Problem to solve:
Take every line from the first down to the line with "ax.axhline(t, color=grid, linewidth=1.2, zorder=0)" and set it down exactly, without the pictures.
>>
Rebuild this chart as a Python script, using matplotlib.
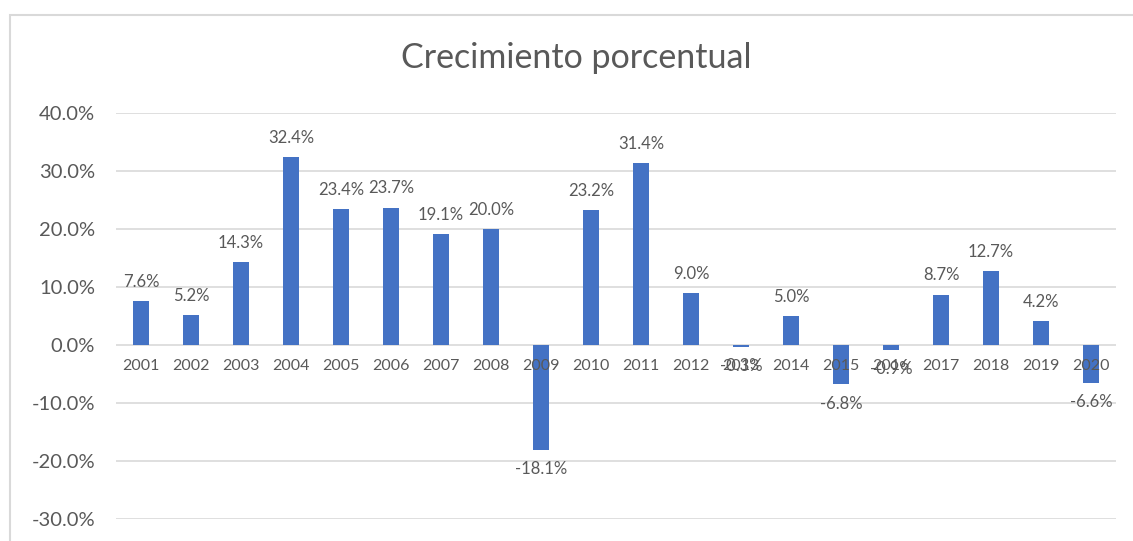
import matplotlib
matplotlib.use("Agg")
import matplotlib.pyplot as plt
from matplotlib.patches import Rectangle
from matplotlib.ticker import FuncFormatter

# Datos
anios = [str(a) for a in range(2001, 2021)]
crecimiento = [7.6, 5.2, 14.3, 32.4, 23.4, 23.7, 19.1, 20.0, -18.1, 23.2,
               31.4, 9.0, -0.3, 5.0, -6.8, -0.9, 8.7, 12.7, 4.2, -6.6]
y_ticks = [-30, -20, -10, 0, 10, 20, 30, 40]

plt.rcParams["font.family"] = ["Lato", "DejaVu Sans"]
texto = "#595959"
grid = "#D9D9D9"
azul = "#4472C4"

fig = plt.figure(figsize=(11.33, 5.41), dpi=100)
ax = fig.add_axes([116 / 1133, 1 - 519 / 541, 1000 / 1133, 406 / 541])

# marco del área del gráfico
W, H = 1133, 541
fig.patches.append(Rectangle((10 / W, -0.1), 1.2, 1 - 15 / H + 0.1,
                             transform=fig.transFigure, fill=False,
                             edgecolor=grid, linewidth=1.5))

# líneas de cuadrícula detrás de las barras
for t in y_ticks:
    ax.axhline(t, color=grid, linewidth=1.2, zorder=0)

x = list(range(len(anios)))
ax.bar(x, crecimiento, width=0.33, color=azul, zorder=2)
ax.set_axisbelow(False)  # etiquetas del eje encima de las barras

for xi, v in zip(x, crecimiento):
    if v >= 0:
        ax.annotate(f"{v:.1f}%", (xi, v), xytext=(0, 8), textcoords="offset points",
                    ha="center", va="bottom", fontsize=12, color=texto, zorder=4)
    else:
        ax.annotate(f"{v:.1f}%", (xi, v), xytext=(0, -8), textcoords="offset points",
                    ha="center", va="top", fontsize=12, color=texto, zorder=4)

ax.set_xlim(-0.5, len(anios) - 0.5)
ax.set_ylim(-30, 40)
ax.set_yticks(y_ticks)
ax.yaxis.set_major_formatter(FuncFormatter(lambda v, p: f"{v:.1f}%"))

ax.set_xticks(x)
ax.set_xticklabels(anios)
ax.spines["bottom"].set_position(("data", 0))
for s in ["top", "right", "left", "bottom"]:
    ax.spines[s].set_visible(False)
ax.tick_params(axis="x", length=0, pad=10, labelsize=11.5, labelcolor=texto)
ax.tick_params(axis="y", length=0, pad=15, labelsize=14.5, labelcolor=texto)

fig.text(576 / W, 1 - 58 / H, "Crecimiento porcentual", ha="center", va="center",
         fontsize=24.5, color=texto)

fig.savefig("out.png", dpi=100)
<<
Response:
Rebuild this chart as a Python script, using matplotlib.
import matplotlib
matplotlib.use("Agg")
import matplotlib.pyplot as plt
from matplotlib.patches import Rectangle
from matplotlib.ticker import FuncFormatter

# Datos
anios = [str(a) for a in range(2001, 2021)]
crecimiento = [7.6, 5.2, 14.3, 32.4, 23.4, 23.7, 19.1, 20.0, -18.1, 23.2,
               31.4, 9.0, -0.3, 5.0, -6.8, -0.9, 8.7, 12.7, 4.2, -6.6]
y_ticks = [-30, -20, -10, 0, 10, 20, 30, 40]

plt.rcParams["font.family"] = ["Lato", "DejaVu Sans"]
texto = "#595959"
grid = "#D9D9D9"
azul = "#4472C4"

fig = plt.figure(figsize=(11.33, 5.41), dpi=100)
ax = fig.add_axes([116 / 1133, 1 - 519 / 541, 1000 / 1133, 406 / 541])

# marco del área del gráfico
W, H = 1133, 541
fig.patches.append(Rectangle((10 / W, -0.1), 1.2, 1 - 15 / H + 0.1,
                             transform=fig.transFigure, fill=False,
                             edgecolor=grid, linewidth=1.5))

# líneas de cuadrícula detrás de las barras
for t in y_ticks:
    ax.axhline(t, color=grid, linewidth=1.2, zorder=0)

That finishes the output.